“But, my good fellow, why do you speak in this manner?” asked the surgeon; “you don’t wish to die, do you?”

“He’s one of the Tory League, doctor, and thought he wor goin’ under,” ventured to say one of the soldiers.

“One of the Tory League, eh?” exclaimed the surgeon, with a look of surprise. “Ah! I understand his wish to die; he’s afraid that he has escaped one mode of dying to suffer a worse, which he has deserved a hundred times for his black deeds.”

With an almost superhuman effort, the wounded man sprung to his feet, his face livid with passion.

“Ye’ve desaved me!” he fairly shrieked, pointing his bloody hand at the commander of the dragoons.

“I told you what I conscientiously thought to be true.
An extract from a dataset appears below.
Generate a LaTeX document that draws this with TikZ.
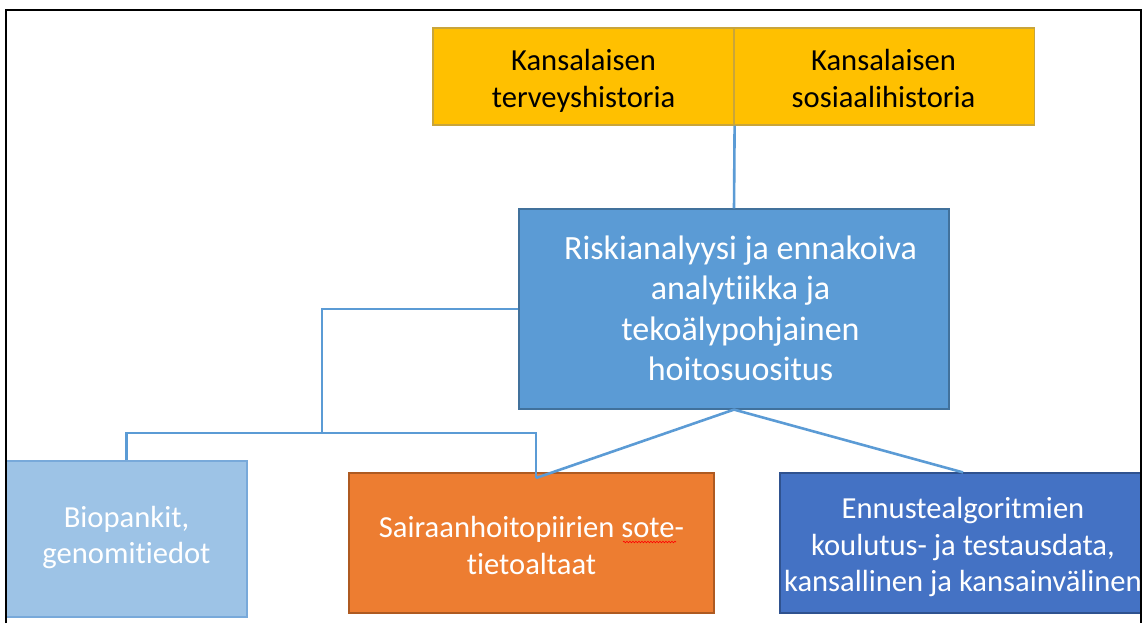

I believed you to be dying and I told you so. You betrayed yourself,” calmly replied the lieutenant.

“Ye lie! Ye’ve desaved me, I tell ye!” and with a howl of rage, the ruffian, a fiendish look overspreading his scowling brow, drew forth a dagger he had concealed in his bosom, and sprung at the officer.

In an instant, he was seized by a dozen hands, and disarmed before he could carry out his design. The villain, seeing his plans frustrated, cast a diabolical look at his intended victim, then settled into a dogged quietude.

“Answer the questions I put to you,” said the lieutenant, approaching the Tory, “and you are a free man, though you should have merited a thousand deaths for your bloody acts.”

The man only looked at his interlocutor, but made no answer.